**DIRECTIVE:** From the listing below, extract every line containing "document".

start

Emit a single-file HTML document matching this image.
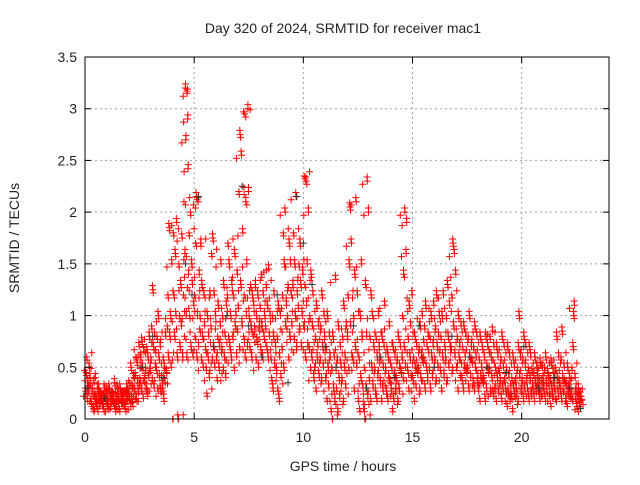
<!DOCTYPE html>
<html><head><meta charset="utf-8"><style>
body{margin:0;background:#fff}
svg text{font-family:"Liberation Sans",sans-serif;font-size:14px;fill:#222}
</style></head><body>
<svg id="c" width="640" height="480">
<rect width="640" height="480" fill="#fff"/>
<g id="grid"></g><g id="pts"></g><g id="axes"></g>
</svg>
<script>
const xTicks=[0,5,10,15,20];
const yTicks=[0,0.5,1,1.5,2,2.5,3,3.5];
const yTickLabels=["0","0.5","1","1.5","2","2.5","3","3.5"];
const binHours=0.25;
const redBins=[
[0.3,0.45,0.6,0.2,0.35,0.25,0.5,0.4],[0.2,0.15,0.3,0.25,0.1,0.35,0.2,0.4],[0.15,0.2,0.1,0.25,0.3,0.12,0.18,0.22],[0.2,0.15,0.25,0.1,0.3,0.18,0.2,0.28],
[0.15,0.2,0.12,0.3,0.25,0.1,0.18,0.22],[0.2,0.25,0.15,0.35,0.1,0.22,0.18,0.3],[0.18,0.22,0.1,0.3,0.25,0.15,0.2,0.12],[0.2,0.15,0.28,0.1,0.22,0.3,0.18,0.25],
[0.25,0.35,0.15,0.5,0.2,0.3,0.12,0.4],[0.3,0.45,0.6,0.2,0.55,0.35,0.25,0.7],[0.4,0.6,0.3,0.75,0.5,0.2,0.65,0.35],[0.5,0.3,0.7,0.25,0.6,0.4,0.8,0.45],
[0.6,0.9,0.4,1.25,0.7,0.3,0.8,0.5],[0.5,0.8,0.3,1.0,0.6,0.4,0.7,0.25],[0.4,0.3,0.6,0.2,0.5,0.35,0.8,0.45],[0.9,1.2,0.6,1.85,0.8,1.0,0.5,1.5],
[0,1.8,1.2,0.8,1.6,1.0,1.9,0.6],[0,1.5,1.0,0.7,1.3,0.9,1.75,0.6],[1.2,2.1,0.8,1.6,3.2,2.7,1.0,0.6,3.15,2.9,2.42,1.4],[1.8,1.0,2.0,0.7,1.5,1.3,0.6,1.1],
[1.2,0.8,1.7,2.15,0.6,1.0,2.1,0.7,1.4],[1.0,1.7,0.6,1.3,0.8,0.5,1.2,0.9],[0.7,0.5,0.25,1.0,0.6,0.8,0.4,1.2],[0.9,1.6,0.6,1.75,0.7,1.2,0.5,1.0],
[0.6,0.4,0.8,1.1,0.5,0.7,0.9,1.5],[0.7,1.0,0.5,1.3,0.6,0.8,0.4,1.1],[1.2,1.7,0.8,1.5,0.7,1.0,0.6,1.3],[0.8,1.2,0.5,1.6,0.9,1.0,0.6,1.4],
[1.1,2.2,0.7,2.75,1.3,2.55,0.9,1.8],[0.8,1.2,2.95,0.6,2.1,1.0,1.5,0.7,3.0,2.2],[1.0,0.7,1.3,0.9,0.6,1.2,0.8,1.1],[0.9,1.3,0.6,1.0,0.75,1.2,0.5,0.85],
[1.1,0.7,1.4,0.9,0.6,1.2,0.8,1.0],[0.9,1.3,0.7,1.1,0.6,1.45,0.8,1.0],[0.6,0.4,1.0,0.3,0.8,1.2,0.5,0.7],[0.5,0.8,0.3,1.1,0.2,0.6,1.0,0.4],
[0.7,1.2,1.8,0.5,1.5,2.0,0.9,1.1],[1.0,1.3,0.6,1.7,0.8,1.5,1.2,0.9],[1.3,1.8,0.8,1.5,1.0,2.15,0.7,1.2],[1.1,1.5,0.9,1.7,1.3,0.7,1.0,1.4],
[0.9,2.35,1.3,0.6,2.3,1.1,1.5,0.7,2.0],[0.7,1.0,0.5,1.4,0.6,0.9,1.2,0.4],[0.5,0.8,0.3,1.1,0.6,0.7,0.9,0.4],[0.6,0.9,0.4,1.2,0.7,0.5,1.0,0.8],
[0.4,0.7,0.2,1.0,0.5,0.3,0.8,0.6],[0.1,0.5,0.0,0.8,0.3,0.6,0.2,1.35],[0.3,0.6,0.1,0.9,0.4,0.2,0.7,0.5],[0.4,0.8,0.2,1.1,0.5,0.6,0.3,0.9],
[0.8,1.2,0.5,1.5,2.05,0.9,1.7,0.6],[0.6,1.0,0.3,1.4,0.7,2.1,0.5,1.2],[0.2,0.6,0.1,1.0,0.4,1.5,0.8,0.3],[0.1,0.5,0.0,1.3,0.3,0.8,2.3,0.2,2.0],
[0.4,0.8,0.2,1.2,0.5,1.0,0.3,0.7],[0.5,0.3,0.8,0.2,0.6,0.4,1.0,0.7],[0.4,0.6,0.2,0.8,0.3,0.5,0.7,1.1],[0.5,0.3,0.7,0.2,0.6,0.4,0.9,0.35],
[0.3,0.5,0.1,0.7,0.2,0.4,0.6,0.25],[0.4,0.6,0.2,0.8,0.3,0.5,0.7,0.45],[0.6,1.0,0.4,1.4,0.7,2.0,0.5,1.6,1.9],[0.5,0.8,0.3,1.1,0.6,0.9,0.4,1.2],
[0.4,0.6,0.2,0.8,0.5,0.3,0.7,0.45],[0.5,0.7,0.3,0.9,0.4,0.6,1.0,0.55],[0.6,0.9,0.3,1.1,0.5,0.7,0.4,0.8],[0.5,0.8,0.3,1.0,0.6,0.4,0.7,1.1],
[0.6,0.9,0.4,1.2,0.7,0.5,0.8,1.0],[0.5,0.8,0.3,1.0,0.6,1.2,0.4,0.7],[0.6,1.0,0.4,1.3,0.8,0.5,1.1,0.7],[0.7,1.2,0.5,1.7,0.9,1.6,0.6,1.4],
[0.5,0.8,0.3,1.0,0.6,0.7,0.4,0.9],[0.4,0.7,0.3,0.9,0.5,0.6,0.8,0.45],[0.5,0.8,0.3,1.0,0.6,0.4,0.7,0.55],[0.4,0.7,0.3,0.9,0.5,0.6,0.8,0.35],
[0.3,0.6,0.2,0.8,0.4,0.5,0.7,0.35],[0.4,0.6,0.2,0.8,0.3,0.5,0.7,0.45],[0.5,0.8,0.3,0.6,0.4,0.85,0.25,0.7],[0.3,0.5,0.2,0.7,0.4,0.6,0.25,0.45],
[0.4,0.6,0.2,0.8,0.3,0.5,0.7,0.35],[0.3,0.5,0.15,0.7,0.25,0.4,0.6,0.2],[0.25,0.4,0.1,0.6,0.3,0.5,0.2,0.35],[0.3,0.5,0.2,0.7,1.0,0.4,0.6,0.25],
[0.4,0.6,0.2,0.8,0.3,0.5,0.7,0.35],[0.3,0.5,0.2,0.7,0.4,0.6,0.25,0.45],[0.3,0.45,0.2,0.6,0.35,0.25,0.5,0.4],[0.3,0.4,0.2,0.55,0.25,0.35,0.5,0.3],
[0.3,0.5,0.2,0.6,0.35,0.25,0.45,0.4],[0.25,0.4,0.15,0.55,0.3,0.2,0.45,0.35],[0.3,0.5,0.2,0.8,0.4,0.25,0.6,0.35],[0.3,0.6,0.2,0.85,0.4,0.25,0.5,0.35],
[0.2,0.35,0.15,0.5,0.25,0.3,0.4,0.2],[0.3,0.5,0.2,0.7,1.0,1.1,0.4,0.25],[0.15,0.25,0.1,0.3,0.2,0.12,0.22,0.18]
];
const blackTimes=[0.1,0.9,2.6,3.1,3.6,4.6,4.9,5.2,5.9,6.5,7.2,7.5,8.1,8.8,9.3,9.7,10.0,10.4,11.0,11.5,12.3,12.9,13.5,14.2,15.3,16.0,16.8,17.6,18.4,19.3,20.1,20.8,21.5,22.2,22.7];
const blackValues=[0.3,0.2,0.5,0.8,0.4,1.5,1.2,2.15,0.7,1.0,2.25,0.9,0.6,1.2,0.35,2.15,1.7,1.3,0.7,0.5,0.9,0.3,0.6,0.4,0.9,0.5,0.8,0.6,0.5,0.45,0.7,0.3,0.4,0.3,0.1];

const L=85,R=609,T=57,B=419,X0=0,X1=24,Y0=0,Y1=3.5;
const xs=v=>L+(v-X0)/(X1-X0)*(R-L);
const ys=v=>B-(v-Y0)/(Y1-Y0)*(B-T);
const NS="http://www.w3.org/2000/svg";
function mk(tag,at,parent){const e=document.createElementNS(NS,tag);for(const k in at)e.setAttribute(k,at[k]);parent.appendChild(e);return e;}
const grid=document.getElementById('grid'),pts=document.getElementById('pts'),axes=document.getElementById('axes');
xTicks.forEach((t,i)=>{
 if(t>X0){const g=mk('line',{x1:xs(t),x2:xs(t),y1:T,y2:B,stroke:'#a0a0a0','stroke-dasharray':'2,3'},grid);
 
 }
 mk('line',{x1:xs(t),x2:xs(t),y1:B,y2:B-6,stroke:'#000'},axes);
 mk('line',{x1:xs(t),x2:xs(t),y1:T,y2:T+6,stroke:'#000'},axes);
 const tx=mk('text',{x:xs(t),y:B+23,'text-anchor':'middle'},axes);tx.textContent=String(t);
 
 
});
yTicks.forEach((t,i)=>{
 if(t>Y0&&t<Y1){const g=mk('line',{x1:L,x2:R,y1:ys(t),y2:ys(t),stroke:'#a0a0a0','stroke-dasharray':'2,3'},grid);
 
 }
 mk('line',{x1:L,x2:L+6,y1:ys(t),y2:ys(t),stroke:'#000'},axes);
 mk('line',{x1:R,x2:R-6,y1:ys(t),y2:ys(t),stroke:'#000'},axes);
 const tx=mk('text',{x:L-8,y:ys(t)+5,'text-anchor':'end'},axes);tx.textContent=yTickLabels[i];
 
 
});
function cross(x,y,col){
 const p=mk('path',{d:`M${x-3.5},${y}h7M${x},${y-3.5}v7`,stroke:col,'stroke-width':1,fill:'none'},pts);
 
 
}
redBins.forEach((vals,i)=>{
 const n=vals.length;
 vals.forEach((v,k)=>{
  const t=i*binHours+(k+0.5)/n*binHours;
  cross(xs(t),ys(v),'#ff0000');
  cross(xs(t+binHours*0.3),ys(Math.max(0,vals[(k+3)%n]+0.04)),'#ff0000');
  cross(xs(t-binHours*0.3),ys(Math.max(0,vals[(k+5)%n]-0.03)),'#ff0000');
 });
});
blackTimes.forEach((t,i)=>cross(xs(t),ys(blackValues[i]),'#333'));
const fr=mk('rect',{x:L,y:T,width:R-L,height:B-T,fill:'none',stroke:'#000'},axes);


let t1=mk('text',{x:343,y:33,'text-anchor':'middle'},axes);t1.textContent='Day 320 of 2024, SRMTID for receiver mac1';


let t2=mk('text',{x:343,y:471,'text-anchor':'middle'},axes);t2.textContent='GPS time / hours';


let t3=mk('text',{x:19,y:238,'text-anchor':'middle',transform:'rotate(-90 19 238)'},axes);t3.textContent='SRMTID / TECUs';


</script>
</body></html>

end

**WORKED SOLUTION:**
Emit a single-file HTML document matching this image.
function mk(tag,at,parent){const e=document.createElementNS(NS,tag);for(const k in at)e.setAttribute(k,at[k]);parent.appendChild(e);return e;}
const grid=document.getElementById('grid'),pts=document.getElementById('pts'),axes=document.getElementById('axes');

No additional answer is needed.